Who Is Blurryface?

Who is Blurryface?

While I can’t entirely answer that question, I can answer how is Blurryface? – the 2015 release from duo Twenty One Pilots.

The album was leaked by the band earlier in the month, and then was officially released earlier than the scheduled date, debuting at No. 2 on the charts within hours of the drop.

The music itself carries that same personality of urgency – through the album, we hear Tyler Joseph’s quick-worded stresses and Josh Dun’s fast tempo-ed, rhythmic beat. Joseph discloses his troubles ranging from “wishing to turn back time” in "Stressed Out", battling the character of Blurryface to determine if he’s “evil to the core” in "Fairly Local", and wanting to be a “better brother, better son” in "Polarize".

The music has no trouble keeping up with Joseph’s fast paced, poetic phrasing. Dun provides a sturdy backbone throughout the whole album, clearly entwined with the technological add-ins sprinkled throughout the songs. The mixing of sounds and of genres continues to make the band unique and engrossing.

The album isn’t a far stretch from its 2013 predecessor, Vessel, which had garnered massive success over the two years since its release. Blurryface feels as though it’s in the same vain, but in a distinct way. The songs are crisper and refined, relatively more polished.

"Lane Boy" has a different, bridging-on-a-reggae-esque vibe. The song plays with tempo and rhythm, slowing and quickening throughout its duration, but remaining relatively monotonous until about the midway point, where more techno influences come forward. The energy spikes, hits a stopping point, and then carries on beyond that.

"We Don’t Believe What’s On TV" comes in hard with rough drums and ukulele. The song introduces a trumpet into the mix, but feels like one of the most authentic on the album, as if you’re in the room as they perform it. It has the perfect balance between raw and recorded.

The closing track on the album, "Goner", almost feels like an outlier, but successfully ties the entire album together. It builds tension effectively, introducing and then quieting the drums until the perfect moment. Joseph’s voice loses its cleanness for the sake of a very personal and wrenching conclusion to the album.

The album balances between nearly droning, intonation-less vibe to a tenderer, emotional side. "Doubt" and "Polarize" fall into the former category, while "Not Today" and "The Judge" are closer to the latter.
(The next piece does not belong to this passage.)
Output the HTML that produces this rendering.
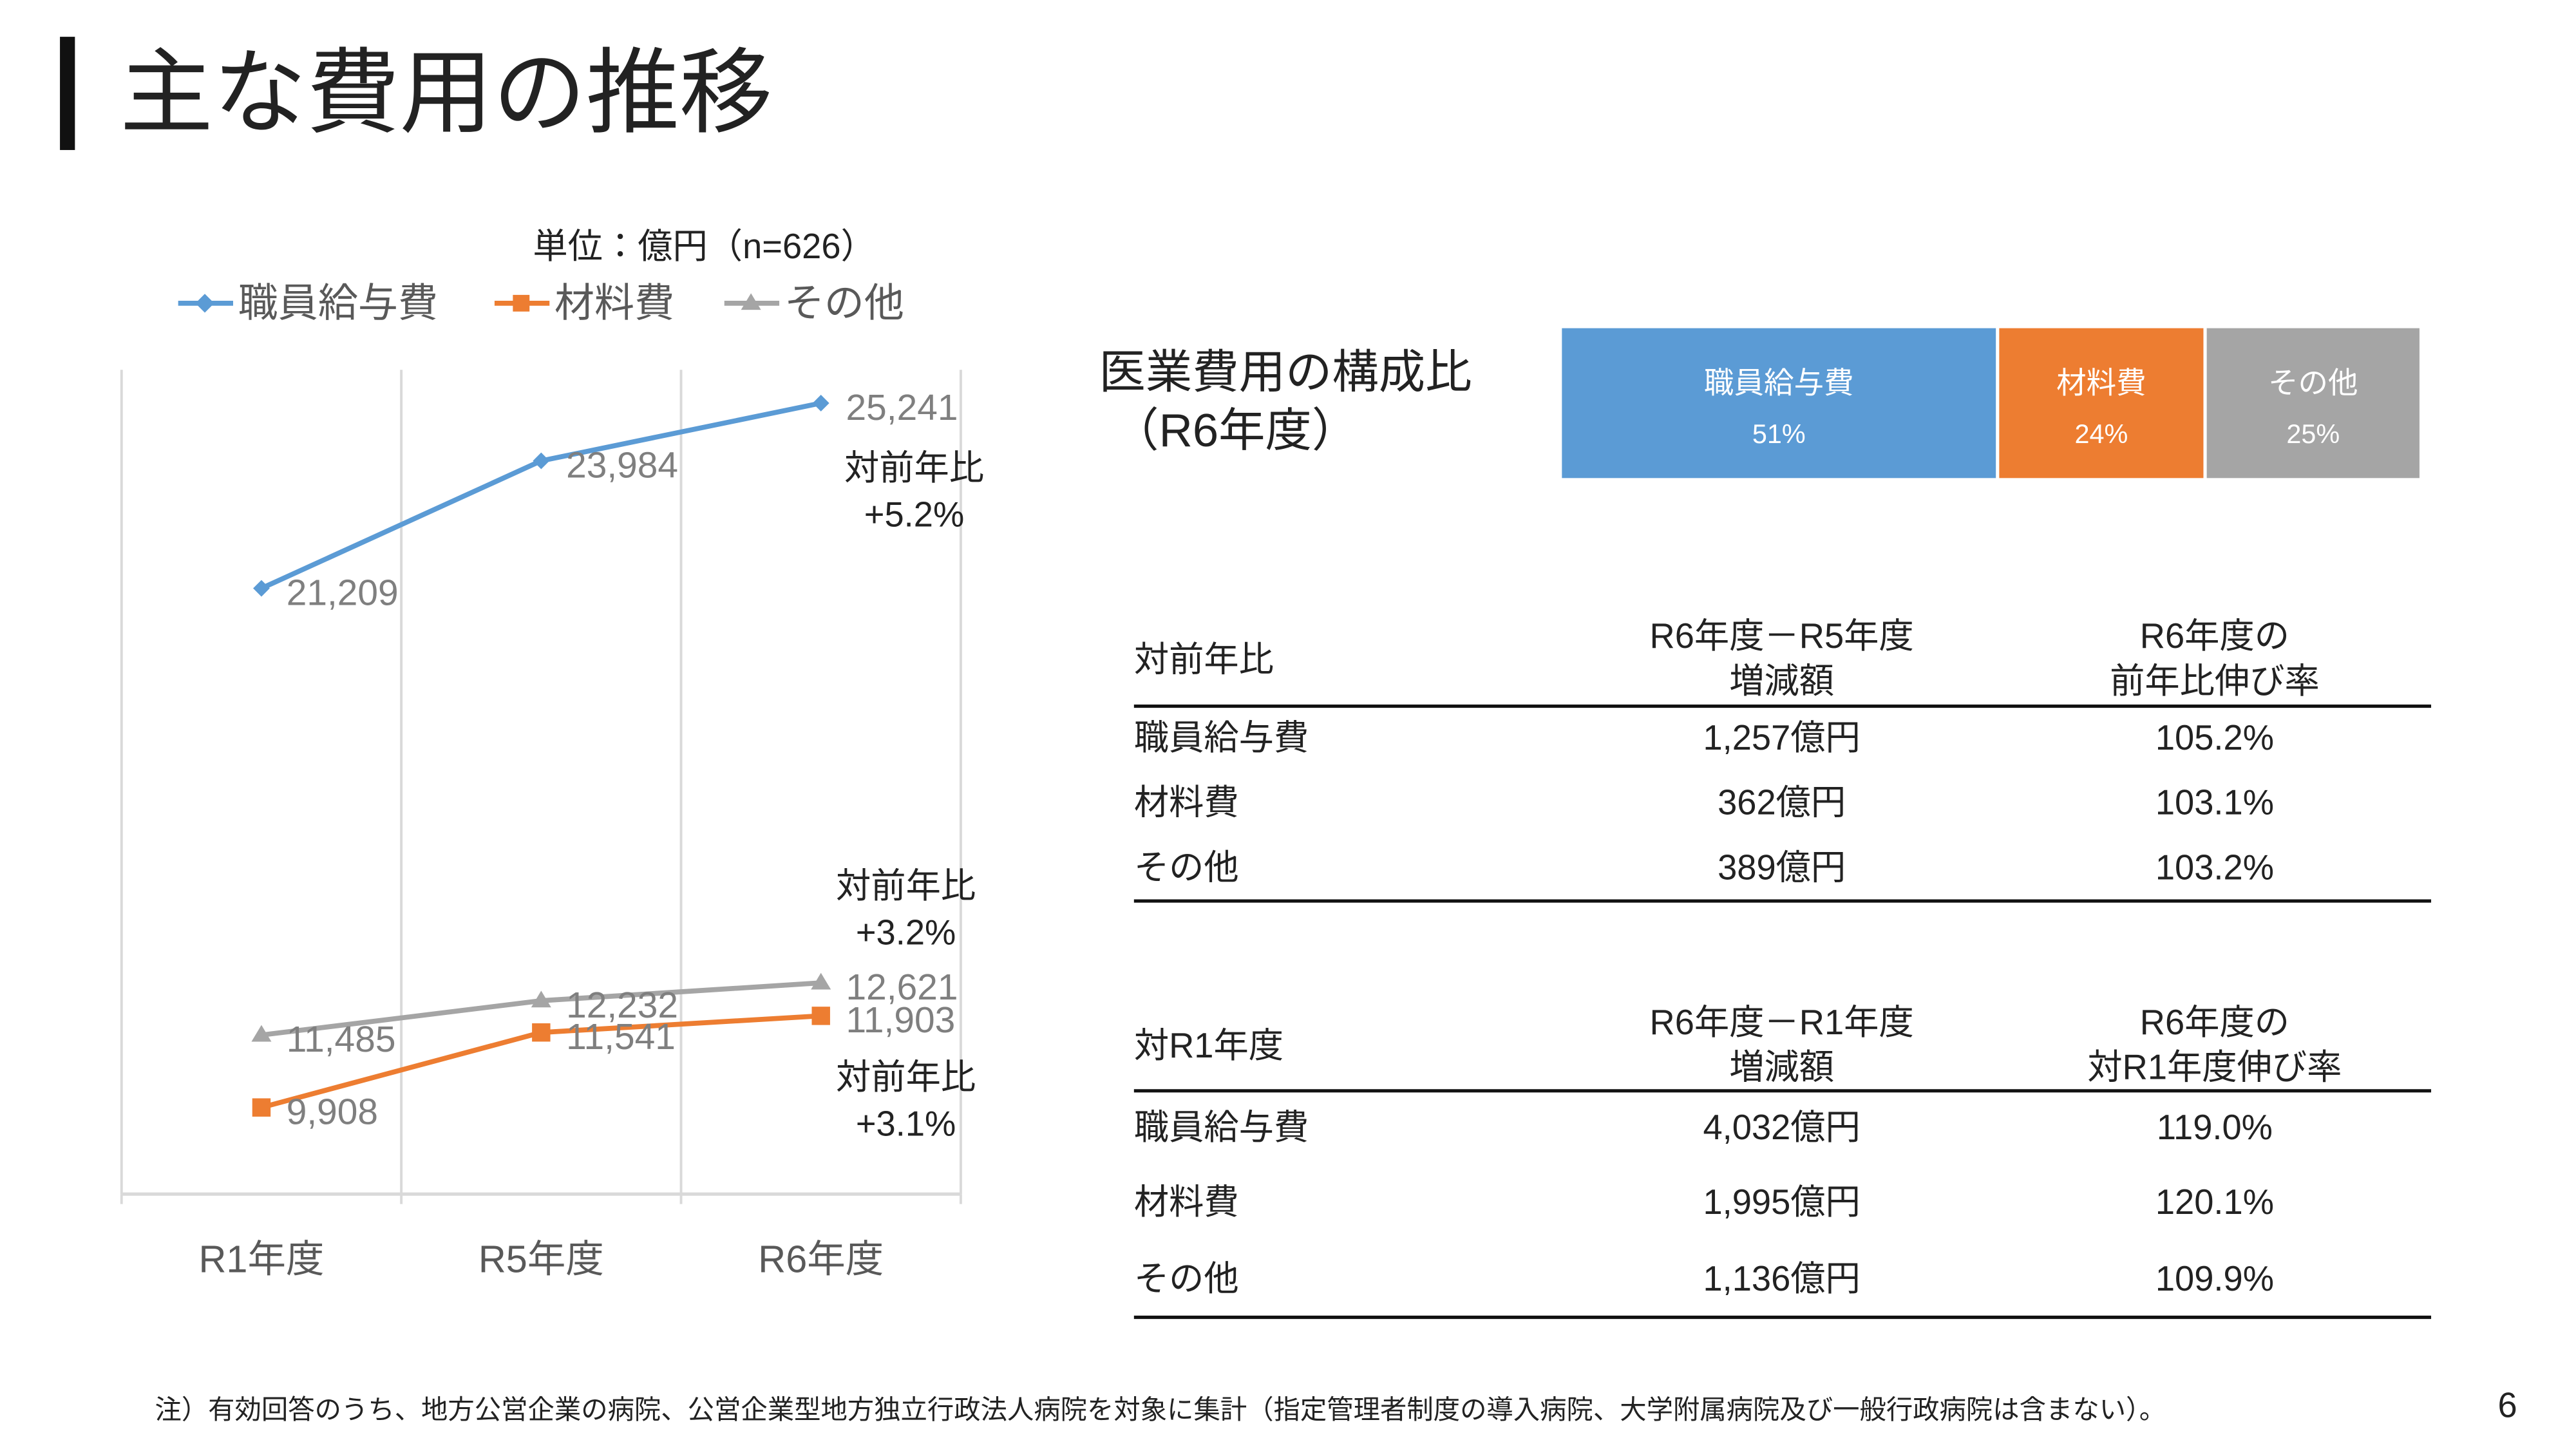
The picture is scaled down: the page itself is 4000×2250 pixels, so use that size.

Blurryface isn’t a clear-cut album – Twenty One Pilots pushes boundaries and delves into a multitude of musical directions through the 14-song LP, creating a mix of hits and misses depending on preference. Whether or not the stylistic aspects are appealing, there’s a common thread of truth in the lyrics, tying the album together. Listening through it as a whole creates a story, and the conclusion is looking like a victory.